Between 2014 and 2016, the number of vacant staff meteorologist positions increased 57 percent. In the same time, management vacancies decreased by 29 percent.

The mission of the Weather Service — to protect lives and property — is critical, so the employees are completing the tasks. But it comes at a cost. The GAO used some pretty gloomy language to describe the employees’ current state of mind (emphasis mine):

  • “. . . operational unit managers and staff experienced stress, fatigue, and reduced morale resulting from their efforts to cover for vacancies.”
  • “. . . but the long-term result has been that employees are fatigued and morale is low.”
  • “. . . staff are getting worn down covering extra forecasting shifts.”
  • “One operational unit manager we interviewed said staff in his unit were demoralized because they had continued to cover the workload for multiple vacancies.”
  • “. . . staff are concerned that the agency may be intentionally leaving vacant positions open to downsize.”
  • “NWS headquarters officials acknowledged that vacancies had created challenges and stress …”

Dan Sobien, president of the NWS Employees Organization, said the report came as no surprise.

For the last six years we have been asking the agency to correct the arduous staffing conditions,” Sobien told The Washington Post. “It is our hope that now the agency will finally acknowledge the challenging working conditions of its employees and take some action to fix the problem.”

It’s not as if the critical work isn’t getting done.

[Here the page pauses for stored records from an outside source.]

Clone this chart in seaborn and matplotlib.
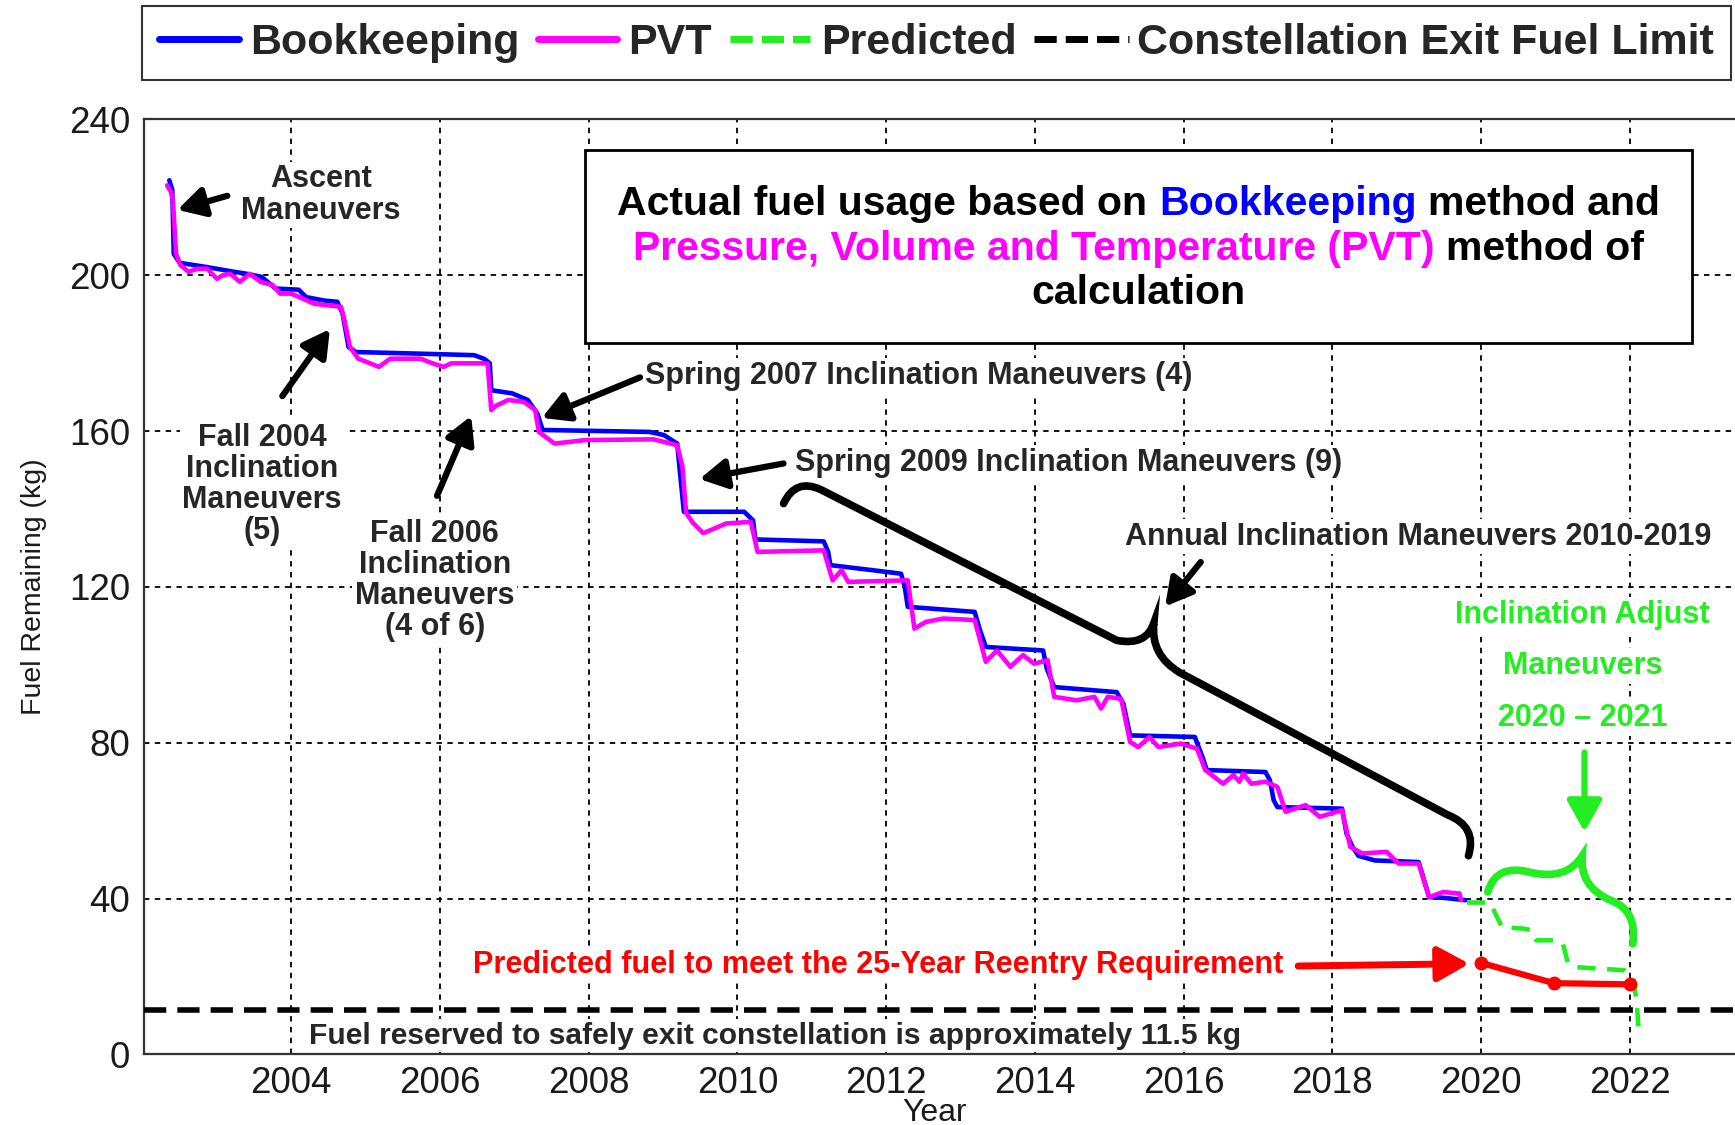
import matplotlib
matplotlib.use("Agg")
import matplotlib.pyplot as plt
import seaborn as sns
import pandas as pd
from matplotlib.path import Path
from matplotlib.patches import PathPatch, Rectangle
from matplotlib.offsetbox import TextArea, HPacker, VPacker, AnnotationBbox
from matplotlib.legend_handler import HandlerLine2D

# ---- data ----
book_year = [2002.36, 2002.40, 2002.42, 2002.50, 2002.87, 2003.20, 2003.40, 2003.60,
             2003.79, 2004.10, 2004.20, 2004.45, 2004.62, 2004.69, 2004.77, 2004.87,
             2005.50, 2006.46, 2006.60, 2006.67, 2006.69, 2006.97, 2007.18, 2007.31,
             2007.38, 2008.82, 2009.01, 2009.19, 2009.22, 2009.28, 2010.09, 2010.21,
             2010.24, 2011.16, 2011.22, 2011.25, 2011.82, 2012.20, 2012.25, 2012.29,
             2013.19, 2013.26, 2013.34, 2014.11, 2014.16, 2014.26, 2015.10, 2015.19,
             2015.28, 2016.15, 2016.26, 2016.31, 2017.10, 2017.16, 2017.21, 2017.26,
             2018.13, 2018.19, 2018.27, 2018.35, 2018.57, 2019.16, 2019.22, 2019.30,
             2019.50, 2019.79]
book_fuel = [224.4, 222.0, 205.5, 203.2, 202.1, 201.0, 200.4, 199.6,
             196.6, 196.3, 194.4, 193.5, 193.2, 190.2, 181.6, 180.3,
             180.0, 179.5, 178.5, 177.4, 170.5, 169.7, 168.0, 164.5,
             160.3, 159.8, 159.0, 156.8, 150.8, 139.3, 139.3, 137.1,
             132.2, 131.7, 129.0, 125.6, 124.3, 123.4, 120.0, 114.9,
             113.6, 109.0, 104.6, 103.7, 99.0, 94.3, 93.0, 90.0,
             81.9, 81.5, 76.0, 73.0, 72.5, 70.4, 65.3, 63.5,
             63.1, 56.7, 53.3, 51.0, 49.8, 49.4, 45.6, 40.4,
             40.2, 39.6]

pvt_year = [2002.33, 2002.38, 2002.41, 2002.45, 2002.51, 2002.62, 2002.74, 2002.87,
            2003.00, 2003.08, 2003.18, 2003.31, 2003.44, 2003.59, 2003.75, 2003.85,
            2004.00, 2004.31, 2004.67, 2004.72, 2004.79, 2004.90, 2005.18, 2005.33,
            2005.74, 2005.90, 2006.05, 2006.15, 2006.64, 2006.69, 2006.75, 2006.92,
            2007.13, 2007.28, 2007.33, 2007.54, 2007.95, 2008.87, 2009.19, 2009.26,
            2009.31, 2009.40, 2009.54, 2009.85, 2010.18, 2010.27, 2011.16, 2011.28,
            2011.40, 2011.49, 2012.29, 2012.38, 2012.53, 2012.77, 2013.19, 2013.34,
            2013.49, 2013.67, 2013.84, 2013.99, 2014.17, 2014.26, 2014.56, 2014.80,
            2014.89, 2014.98, 2015.16, 2015.28, 2015.39, 2015.54, 2015.66, 2015.96,
            2016.18, 2016.29, 2016.53, 2016.67, 2016.75, 2016.80, 2016.91, 2017.10,
            2017.26, 2017.37, 2017.64, 2017.83, 2018.13, 2018.24, 2018.40, 2018.73,
            2018.89, 2019.16, 2019.30, 2019.49, 2019.71, 2019.73]
pvt_fuel = [223.1, 221.5, 219.0, 205.6, 202.6, 200.9, 201.7, 201.7,
            199.1, 200.0, 200.4, 198.3, 200.4, 198.3, 197.5, 195.3,
            195.3, 192.7, 191.9, 188.0, 181.6, 178.6, 176.5, 178.6,
            178.6, 177.4, 176.5, 177.4, 177.4, 165.4, 166.5, 168.0,
            167.5, 165.4, 159.8, 156.8, 157.7, 157.9, 156.4, 150.9,
            139.0, 136.5, 133.8, 136.3, 136.7, 129.0, 129.4, 121.7,
            124.3, 121.3, 121.7, 109.3, 111.0, 111.9, 111.5, 100.8,
            103.7, 99.5, 102.5, 100.3, 101.2, 91.8, 90.9, 91.8,
            88.8, 91.8, 91.3, 80.2, 78.9, 81.5, 78.9, 79.8,
            78.5, 73.0, 69.5, 71.7, 70.0, 72.1, 69.5, 70.0,
            68.7, 62.3, 64.0, 61.0, 62.7, 53.3, 51.6, 52.0,
            49.0, 49.0, 40.4, 41.7, 41.3, 39.6]

pred_year = [2019.81, 2020.11, 2020.17, 2020.28, 2020.57, 2020.68, 2020.74, 2021.00,
             2021.10, 2021.17, 2021.28, 2021.93, 2022.04, 2022.09, 2022.12]
pred_fuel = [39.0, 39.0, 37.0, 32.7, 32.3, 31.9, 29.3, 29.3,
             28.4, 23.3, 22.4, 21.6, 19.9, 13.9, 6.2]

reentry_year = [2020.0, 2020.98, 2022.0]
reentry_fuel = [23.5, 18.3, 18.0]

exit_limit = 11.5

x_ticks = list(range(2004, 2023, 2))
y_ticks = list(range(0, 241, 40))

BLUE = "#0000ff"
MAGENTA = "#ff00ff"
GREEN = "#22ee22"
RED = "#ff0000"

sns.set_theme(style="white")
plt.rcParams["font.family"] = ["Liberation Sans", "DejaVu Sans"]
BOLD = dict(family=["Liberation Sans", "DejaVu Sans"], weight="bold")

fig = plt.figure(figsize=(17.35, 11.25), dpi=100)
ax = fig.add_axes([0.083, 0.0627, 0.9164, 0.8311])

book_df = pd.DataFrame({"year": book_year, "fuel": book_fuel})
pvt_df = pd.DataFrame({"year": pvt_year, "fuel": pvt_fuel})
pred_df = pd.DataFrame({"year": pred_year, "fuel": pred_fuel})
red_df = pd.DataFrame({"year": reentry_year, "fuel": reentry_fuel})

sns.lineplot(data=book_df, x="year", y="fuel", ax=ax, sort=False, estimator=None,
             color=BLUE, lw=3.3, label="Bookkeeping", zorder=4)
sns.lineplot(data=pvt_df, x="year", y="fuel", ax=ax, sort=False, estimator=None,
             color=MAGENTA, lw=3.3, label="PVT", zorder=5)
sns.lineplot(data=pred_df, x="year", y="fuel", ax=ax, sort=False, estimator=None,
             color=GREEN, lw=3.3, label="Predicted", zorder=4)
ax.lines[-1].set_dashes((4, 2.5))
sns.lineplot(data=red_df, x="year", y="fuel", ax=ax, sort=False, estimator=None,
             color=RED, lw=4.5, marker="o", markersize=10, markeredgewidth=0, zorder=5)
limit_line = ax.axhline(exit_limit, color="black", lw=4, dashes=(4, 2), zorder=4,
                        label="Constellation Exit Fuel Limit")

handles, labels = ax.get_legend_handles_labels()
if ax.get_legend() is not None:
    ax.get_legend().remove()
labels = [(" " + lab) if lab.startswith("Constellation") else lab for lab in labels]

# Axes
ax.set_xlim(2002.02, 2023.4)
ax.set_ylim(0, 240)
ax.set_xticks(x_ticks)
ax.set_yticks(y_ticks)
ax.grid(True, color="black", lw=1.3, dashes=(3, 3))
ax.set_axisbelow(True)
ax.tick_params(direction="in", length=9, width=1.5, labelsize=26.5,
               labelcolor="#1a1a1a", color="#333333")
ax.tick_params(axis="x", pad=8)
ax.tick_params(axis="y", pad=10)
for side in ["left", "bottom", "top"]:
    ax.spines[side].set_color("#333333")
    ax.spines[side].set_linewidth(1.6)
ax.spines["right"].set_visible(False)
ax.set_xlabel("Year", fontsize=23, color="#1a1a1a")
ax.set_ylabel("Fuel Remaining (kg)", fontsize=20.5, color="#1a1a1a")
ax.xaxis.set_label_coords(0.4975, -0.047)
ax.yaxis.set_label_coords(-0.061, 0.5)


# Legend: the dashed limit entry gets a slightly longer sample line
class LongerLine(HandlerLine2D):
    def __init__(self, extra, **kw):
        super().__init__(**kw)
        self.extra = extra

    def create_artists(self, legend, orig_handle, xdescent, ydescent, width,
                       height, fontsize, trans):
        return super().create_artists(legend, orig_handle, xdescent, ydescent,
                                      width + self.extra, height, fontsize, trans)


leg = fig.legend(handles, labels, loc="upper left", bbox_to_anchor=(0.082, 0.995),
                 ncol=4, frameon=True, fancybox=False, edgecolor="black",
                 prop=dict(family="Liberation Sans", weight="bold", size=31),
                 handlelength=1.85, handletextpad=0.26, columnspacing=0.415,
                 borderpad=0.4, borderaxespad=0,
                 handler_map={limit_line: LongerLine(11)})
leg.get_frame().set_linewidth(1.5)
for h, lab in zip(leg.legend_handles, labels):
    h.set_linewidth(5)
    if lab in ("Predicted", " Constellation Exit Fuel Limit"):
        h.set_dashes((3.2, 1.3))

# Annotations
ANN = 22
wbox = dict(facecolor="white", edgecolor="none", pad=2)


def arrow(tail, head, color="black", lw=4.5, scale=18):
    ax.annotate("", xy=head, xytext=tail, zorder=6,
                arrowprops=dict(arrowstyle="-|>,head_length=0.9,head_width=0.5",
                                color=color, lw=lw, mutation_scale=scale,
                                shrinkA=0, shrinkB=0))


ax.text(2004.40, 220.6, "Ascent\nManeuvers", ha="center", va="center",
        fontsize=ANN, linespacing=1.05, bbox=wbox, **BOLD)
arrow((2003.14, 220.4), (2002.47, 216.8))

ax.text(2003.61, 146.3, "Fall 2004\nInclination\nManeuvers\n(5)", ha="center",
        va="center", fontsize=ANN, linespacing=1.05, bbox=wbox, **BOLD)
arrow((2003.88, 169.0), (2004.52, 186.2))

ax.text(2005.93, 121.6, "Fall 2006\nInclination\nManeuvers\n(4 of 6)", ha="center",
        va="center", fontsize=ANN, linespacing=1.05, bbox=wbox, **BOLD)
arrow((2005.96, 143.4), (2006.42, 163.9))

ax.text(2008.76, 174.2, "Spring 2007 Inclination Maneuvers (4)", ha="left",
        va="center", fontsize=ANN, bbox=wbox, **BOLD)
arrow((2008.69, 173.8), (2007.37, 163.4))

ax.text(2010.77, 151.9, "Spring 2009 Inclination Maneuvers (9)", ha="left",
        va="center", fontsize=ANN, bbox=wbox, **BOLD)
arrow((2010.62, 151.7), (2009.49, 147.7))

ax.text(2015.21, 132.9, "Annual Inclination Maneuvers 2010-2019", ha="left",
        va="center", fontsize=ANN, bbox=wbox, **BOLD)
arrow((2016.23, 126.4), (2015.75, 115.0))

# black brace over the annual maneuvers
brace_verts = [(2010.62, 141.4), (2010.78, 148.0), (2011.12, 145.0),
               (2015.10, 106.3), (2015.50, 104.8), (2015.60, 110.8),
               (2015.55, 102.5), (2015.95, 98.0), (2019.55, 61.5),
               (2019.95, 58.5), (2019.83, 51.0)]
brace_codes = [Path.MOVETO, Path.CURVE3, Path.CURVE3, Path.LINETO,
               Path.CURVE3, Path.CURVE3, Path.CURVE3, Path.CURVE3,
               Path.LINETO, Path.CURVE3, Path.CURVE3]
ax.add_patch(PathPatch(Path(brace_verts, brace_codes), fill=False, lw=5.5,
                       color="black", capstyle="round", zorder=6))

# green brace for the 2020-2021 maneuvers
gbrace_verts = [(2020.09, 41.7), (2020.20, 49.0), (2020.65, 46.8),
                (2021.15, 44.5), (2021.36, 51.0), (2021.32, 43.0),
                (2021.75, 39.5), (2022.10, 37.0), (2022.04, 28.4)]
gbrace_codes = [Path.MOVETO, Path.CURVE3, Path.CURVE3, Path.CURVE3,
                Path.CURVE3, Path.CURVE3, Path.CURVE3, Path.CURVE3, Path.CURVE3]
ax.add_patch(PathPatch(Path(gbrace_verts, gbrace_codes), fill=False, lw=5.5,
                       color=GREEN, capstyle="round", zorder=6))

for yy, s in zip([112.8, 99.7, 86.3], ["Inclination Adjust", "Maneuvers", "2020 \u2013 2021"]):
    ax.text(2021.36, yy, s, ha="center", va="center", fontsize=ANN,
            color=GREEN, bbox=wbox, **BOLD)
arrow((2021.39, 77.5), (2021.39, 57.1), color=GREEN, lw=4.5, scale=21)

ax.text(2006.45, 23.0, "Predicted fuel to meet the 25-Year Reentry Requirement",
        ha="left", va="center", fontsize=22.1, color=RED, bbox=wbox, **BOLD)
arrow((2017.54, 22.7), (2019.84, 23.3), color=RED, lw=5, scale=21)

ax.text(2010.51, 4.8, "Fuel reserved to safely exit constellation is approximately 11.5 kg",
        ha="center", va="center", fontsize=21.6, bbox=wbox, **BOLD)

# boxed explanation
ax.add_patch(Rectangle((0.2776, 0.761), 0.6959, 0.206, transform=ax.transAxes,
                       facecolor="white", edgecolor="black", lw=2, zorder=6))
BOX = 29.5


def seg(s, c="black"):
    return TextArea(s, textprops=dict(color=c, fontsize=BOX, fontweight="bold",
                                      family="Liberation Sans"))


sp = 0.278 * BOX
l1 = HPacker(children=[seg("Actual fuel usage based on"), seg("Bookkeeping", BLUE),
                       seg("method and")], sep=sp, pad=0, align="baseline")
l2 = HPacker(children=[seg("Pressure, Volume and Temperature (PVT)", MAGENTA),
                       seg("method of")], sep=sp, pad=0, align="baseline")
l3 = HPacker(children=[seg("calculation")], sep=sp, pad=0, align="baseline")
block = VPacker(children=[l1, l2, l3], sep=4.5, pad=0, align="center")
ab = AnnotationBbox(block, (0.6255, 0.862), xycoords="axes fraction",
                    frameon=False, box_alignment=(0.5, 0.5), zorder=7)
ax.add_artist(ab)

fig.savefig("out.png", dpi=100)
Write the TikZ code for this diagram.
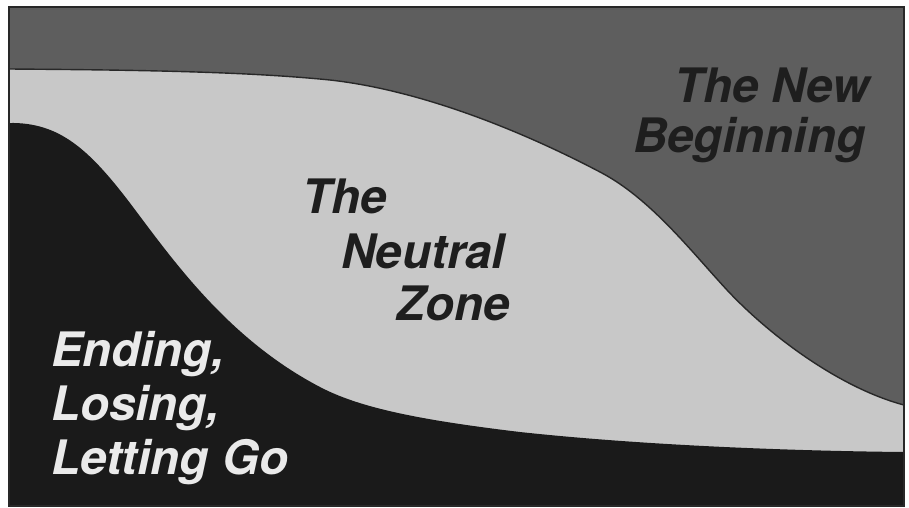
\documentclass[tikz,border=0pt]{standalone}
\usepackage{fontspec}
\setmainfont{TeX Gyre Heros}
\definecolor{darkzone}{RGB}{94,94,94}
\definecolor{lightzone}{RGB}{200,200,200}
\definecolor{blackzone}{RGB}{26,26,26}
\definecolor{darkink}{RGB}{30,30,30}
\definecolor{lightink}{RGB}{234,234,234}
\definecolor{edgeline}{RGB}{40,40,40}
\tikzset{
  lbl/.style={inner sep=0pt, outer sep=0pt, font=\fontsize{47.5}{50}\selectfont\bfseries\itshape},
  darklbl/.style={lbl, text=darkink},
  whitelbl/.style={lbl, text=lightink},
}
\begin{document}
\begin{tikzpicture}[x=1pt,y=-1pt]
\useasboundingbox (0,0) rectangle (909,507);
\fill[white] (0,0) rectangle (909,507);
% frame region (new beginning)
\fill[darkzone] (9,7) rectangle (904,506);
% neutral zone
\def\topcurve{(9,69) .. controls (150,70) and (250,72) .. (330,80)
  .. controls (420,90) and (520,130) .. (600,172)
  .. controls (650,198) and (690,250) .. (727,290)
  .. controls (770,336) and (840,388) .. (904,405)}
\fill[lightzone] \topcurve -- (904,506) -- (9,506) -- cycle;
\draw[edgeline, line width=1.4pt] \topcurve;
% ending zone
\fill[blackzone] (9,123) .. controls (60,122) and (90,150) .. (133,207)
  .. controls (175,263) and (230,340) .. (320,387)
  .. controls (360,408) and (420,420) .. (520,432)
  .. controls (650,446) and (800,451) .. (904,452)
  -- (904,506) -- (9,506) -- cycle;
% frame
\draw[edgeline, line width=1.2pt] (9,7) rectangle (904,506);
% labels
\node[darklbl, anchor=base west] (nb1) at (674,102) {The New};
\node[darklbl, anchor=base west] (nb2) at (633,152) {Beginning};
\node[darklbl, anchor=base west] (nz1) at (302,213) {The};
\node[darklbl, anchor=base west] (nz2) at (341,268) {Neutral};
\node[darklbl, anchor=base west] (nz3) at (396,320) {Zone};
\node[whitelbl, anchor=base west] (en1) at (51,366) {Ending,};
\node[whitelbl, anchor=base west] (en2) at (51,420) {Losing,};
\node[whitelbl, anchor=base west] (en3) at (51,474) {Letting Go};
\end{tikzpicture}
\end{document}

According to the report, staffers and managers are adjusting work and leave schedules to perform extra tasks to “fill” the vacancies, which “at times led to their inability to complete other key tasks, such as providing severe weather information support to state and local emergency managers.”

That past part, often referred to as “decision support services,” is a key mission of the Weather Service, and something that Director Louis Uccellini personally emphasizes as a key component of the future of the organization.

“NWS is committed to hiring to the level that our Congressional appropriations allow, and we’ll do so as quickly as possible,” the Weather Service said in an email statement. “We are gaining ground to eliminate the hiring backlog, thanks in part to a new department-wide human resources system.”

“Filling vacancies was constrained by past federal and agency-wide hiring freezes and normal attrition through retirements and employee transfers,” the statement said.

Weather Service officials told the GAO that the unfilled chairs are not for lack of trying, outlining the bureaucratic hoops they need to jump through to complete the hiring process.

Service employees are hired through NOAA’s Workforce Management Office, or WFMO, which is where they say the system loses momentum.

In 2016, the GAO found that the duration of the hiring process from start to completion took anywhere from 64 to 467 days. Managers complained that there is little to no information about the status of their open positions. When they tried to communicate with the WFMO staff directly, they still couldn’t get updates.

The GAO report says several of the Weather Service officials called the WFMO “a black hole.” The WFMO told the GAO the contractors they hired to help with the backlog also can’t meet the demand.

None of the parties are happy with the situation, and the GAO offered two suggestions to help grease the wheels: routine communication between the WFMO and Weather Service managers, and an evaluation of whether the Weather Service is doing all it can to reduce the hiring backlog. NOAA agreed with those suggestions.

In the meantime, give your favorite meteorologist a hug.

This story has been updated with a statement from the National Weather Service.